**Set problem**
Copy out the whole listing exactly as written, leaving the pictures behind.

**Data**
◆ ◆ ◆ ◆

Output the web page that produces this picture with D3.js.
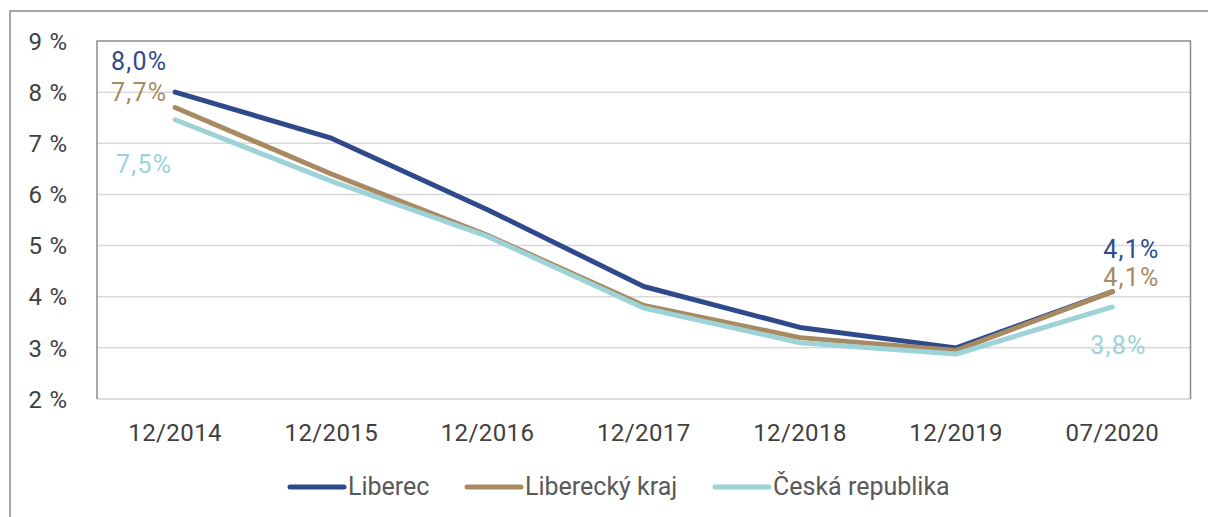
<!DOCTYPE html>
<html><head><meta charset="utf-8">
<script src="https://cdn.jsdelivr.net/npm/d3@7"></script>
<style>
html,body{margin:0;padding:0;background:#fff;}
svg{display:block;font-family:Roboto, "Liberation Sans", sans-serif;}
</style></head>
<body>
<svg id="chart" width="1208" height="517"></svg>
<script>
const categories = ["12/2014","12/2015","12/2016","12/2017","12/2018","12/2019","07/2020"];
const liberec = [8.0, 7.1, 5.7, 4.2, 3.4, 3.0, 4.1];
const liberecKraj = [7.7, 6.4, 5.2, 3.83, 3.2, 2.95, 4.1];
const ceskaRepublika = [7.46, 6.26, 5.18, 3.78, 3.1, 2.88, 3.8];
const seriesNames = ["Liberec","Liberecký kraj","Česká republika"];
const colors = ["#2f4a8b","#a88a62","#9dd3d7"];
const yTicks = [2,3,4,5,6,7,8,9];

const series = [liberec, liberecKraj, ceskaRepublika];
// label offsets [first, last] per series (dx, dy)
const labelOff = [
  [[-36,-22],[19,-34]],
  [[-36,-6],[19,-6]],
  [[-31,53],[6,47]]
];

const svg = d3.select("#chart");
const m = {left:97, top:41, right:1190.5, bottom:399};
const x = d3.scaleBand().domain(categories).range([m.left, m.right]);
const y = d3.scaleLinear().domain([2,9]).range([m.bottom, m.top]);

// outer border
svg.append("rect").attr("x",10).attr("y",11).attr("width",1230).attr("height",540)
  .attr("fill","none").attr("stroke","#8a8a8a").attr("stroke-width",1.5);

// gridlines
svg.append("g").selectAll("line").data(yTicks.filter(d=>d>2 && d<9)).join("line")
  .attr("x1",m.left).attr("x2",m.right)
  .attr("y1",d=>y(d)).attr("y2",d=>y(d))
  .attr("stroke","#d9d9d9").attr("stroke-width",1.5);

// bottom axis line
svg.append("line").attr("x1",m.left).attr("x2",m.right).attr("y1",y(2)).attr("y2",y(2))
  .attr("stroke","#d0d0d0").attr("stroke-width",1.5);
// frame left/top/right
svg.append("path")
  .attr("d",`M${m.left},${y(2)}V${y(9)}H${m.right}V${y(2)}`)
  .attr("fill","none").attr("stroke","#8c8c8c").attr("stroke-width",1.5);

// y axis labels
const yAxis = d3.axisLeft(y).tickValues(yTicks).tickSize(0).tickPadding(0)
  .tickFormat(d=>d+" %");
const gy = svg.append("g").attr("transform","translate(68,0)").call(yAxis);
gy.select(".domain").remove();
gy.selectAll("text").attr("font-size",24).attr("fill","#404040")
  .attr("font-family","Roboto, sans-serif").attr("letter-spacing",0.8).attr("dy","0.34em");

// x axis labels
const xAxis = d3.axisBottom(x).tickSize(0).tickPadding(0);
const gx = svg.append("g").attr("transform",`translate(0,${m.bottom})`).call(xAxis);
gx.select(".domain").remove();
gx.selectAll("text").attr("font-size",24).attr("fill","#404040")
  .attr("font-family","Roboto, sans-serif").attr("letter-spacing",0.4).attr("dy",null).attr("y",42);

// lines
const line = d3.line().x((d,i)=>x(categories[i])+x.bandwidth()/2).y(d=>y(d));
series.forEach((s,k)=>{
  svg.append("path").datum(s).attr("d",line)
    .attr("fill","none").attr("stroke",colors[k]).attr("stroke-width",5)
    .attr("stroke-linejoin","round").attr("stroke-linecap","round");
});

// data labels
const fmt = v => d3.format(".1f")(v).replace(".",",")+"%";
series.forEach((s,k)=>{
  [0, s.length-1].forEach((i,j)=>{
    const cx = x(categories[i])+x.bandwidth()/2 + labelOff[k][j][0];
    const cy = y(s[i]) + labelOff[k][j][1];
    svg.append("text").attr("x",cx).attr("y",cy).attr("text-anchor","middle")
      .attr("font-size",25).attr("letter-spacing",1.2).attr("fill",colors[k]).text(fmt(s[i]));
  });
});

// legend
const legX = [290, 467, 715];
const legY = 487;
seriesNames.forEach((n,k)=>{
  svg.append("line").attr("x1",legX[k]).attr("x2",legX[k]+54).attr("y1",legY).attr("y2",legY)
    .attr("stroke",colors[k]).attr("stroke-width",5).attr("stroke-linecap","round");
  svg.append("text").attr("x",legX[k]+58).attr("y",legY+8).attr("font-size",25)
    .attr("fill","#595959").text(n);
});
</script>
</body></html>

◆ ◆ ◆ ◆

**Solution**
Output the web page that produces this picture with D3.js.
<!DOCTYPE html>
<html><head><meta charset="utf-8">
<script src="https://cdn.jsdelivr.net/npm/d3@7"></script>
<style>
html,body{margin:0;padding:0;background:#fff;}
svg{display:block;font-family:Roboto, "Liberation Sans", sans-serif;}
</style></head>
<body>
<svg id="chart" width="1208" height="517"></svg>
<script>
const categories = ["12/2014","12/2015","12/2016","12/2017","12/2018","12/2019","07/2020"];
const liberec = [8.0, 7.1, 5.7, 4.2, 3.4, 3.0, 4.1];
const liberecKraj = [7.7, 6.4, 5.2, 3.83, 3.2, 2.95, 4.1];
const ceskaRepublika = [7.46, 6.26, 5.18, 3.78, 3.1, 2.88, 3.8];
const seriesNames = ["Liberec","Liberecký kraj","Česká republika"];
const colors = ["#2f4a8b","#a88a62","#9dd3d7"];
const yTicks = [2,3,4,5,6,7,8,9];

const series = [liberec, liberecKraj, ceskaRepublika];
// label offsets [first, last] per series (dx, dy)
const labelOff = [
  [[-36,-22],[19,-34]],
  [[-36,-6],[19,-6]],
  [[-31,53],[6,47]]
];

const svg = d3.select("#chart");
const m = {left:97, top:41, right:1190.5, bottom:399};
const x = d3.scaleBand().domain(categories).range([m.left, m.right]);
const y = d3.scaleLinear().domain([2,9]).range([m.bottom, m.top]);

// outer border
svg.append("rect").attr("x",10).attr("y",11).attr("width",1230).attr("height",540)
  .attr("fill","none").attr("stroke","#8a8a8a").attr("stroke-width",1.5);

// gridlines
svg.append("g").selectAll("line").data(yTicks.filter(d=>d>2 && d<9)).join("line")
  .attr("x1",m.left).attr("x2",m.right)
  .attr("y1",d=>y(d)).attr("y2",d=>y(d))
  .attr("stroke","#d9d9d9").attr("stroke-width",1.5);

// bottom axis line
svg.append("line").attr("x1",m.left).attr("x2",m.right).attr("y1",y(2)).attr("y2",y(2))
  .attr("stroke","#d0d0d0").attr("stroke-width",1.5);
// frame left/top/right
svg.append("path")
  .attr("d",`M${m.left},${y(2)}V${y(9)}H${m.right}V${y(2)}`)
  .attr("fill","none").attr("stroke","#8c8c8c").attr("stroke-width",1.5);

// y axis labels
const yAxis = d3.axisLeft(y).tickValues(yTicks).tickSize(0).tickPadding(0)
  .tickFormat(d=>d+" %");
const gy = svg.append("g").attr("transform","translate(68,0)").call(yAxis);
gy.select(".domain").remove();
gy.selectAll("text").attr("font-size",24).attr("fill","#404040")
  .attr("font-family","Roboto, sans-serif").attr("letter-spacing",0.8).attr("dy","0.34em");

// x axis labels
const xAxis = d3.axisBottom(x).tickSize(0).tickPadding(0);
const gx = svg.append("g").attr("transform",`translate(0,${m.bottom})`).call(xAxis);
gx.select(".domain").remove();
gx.selectAll("text").attr("font-size",24).attr("fill","#404040")
  .attr("font-family","Roboto, sans-serif").attr("letter-spacing",0.4).attr("dy",null).attr("y",42);

// lines
const line = d3.line().x((d,i)=>x(categories[i])+x.bandwidth()/2).y(d=>y(d));
series.forEach((s,k)=>{
  svg.append("path").datum(s).attr("d",line)
    .attr("fill","none").attr("stroke",colors[k]).attr("stroke-width",5)
    .attr("stroke-linejoin","round").attr("stroke-linecap","round");
});

// data labels
const fmt = v => d3.format(".1f")(v).replace(".",",")+"%";
series.forEach((s,k)=>{
  [0, s.length-1].forEach((i,j)=>{
    const cx = x(categories[i])+x.bandwidth()/2 + labelOff[k][j][0];
    const cy = y(s[i]) + labelOff[k][j][1];
    svg.append("text").attr("x",cx).attr("y",cy).attr("text-anchor","middle")
      .attr("font-size",25).attr("letter-spacing",1.2).attr("fill",colors[k]).text(fmt(s[i]));
  });
});

// legend
const legX = [290, 467, 715];
const legY = 487;
seriesNames.forEach((n,k)=>{
  svg.append("line").attr("x1",legX[k]).attr("x2",legX[k]+54).attr("y1",legY).attr("y2",legY)
    .attr("stroke",colors[k]).attr("stroke-width",5).attr("stroke-linecap","round");
  svg.append("text").attr("x",legX[k]+58).attr("y",legY+8).attr("font-size",25)
    .attr("fill","#595959").text(n);
});
</script>
</body></html>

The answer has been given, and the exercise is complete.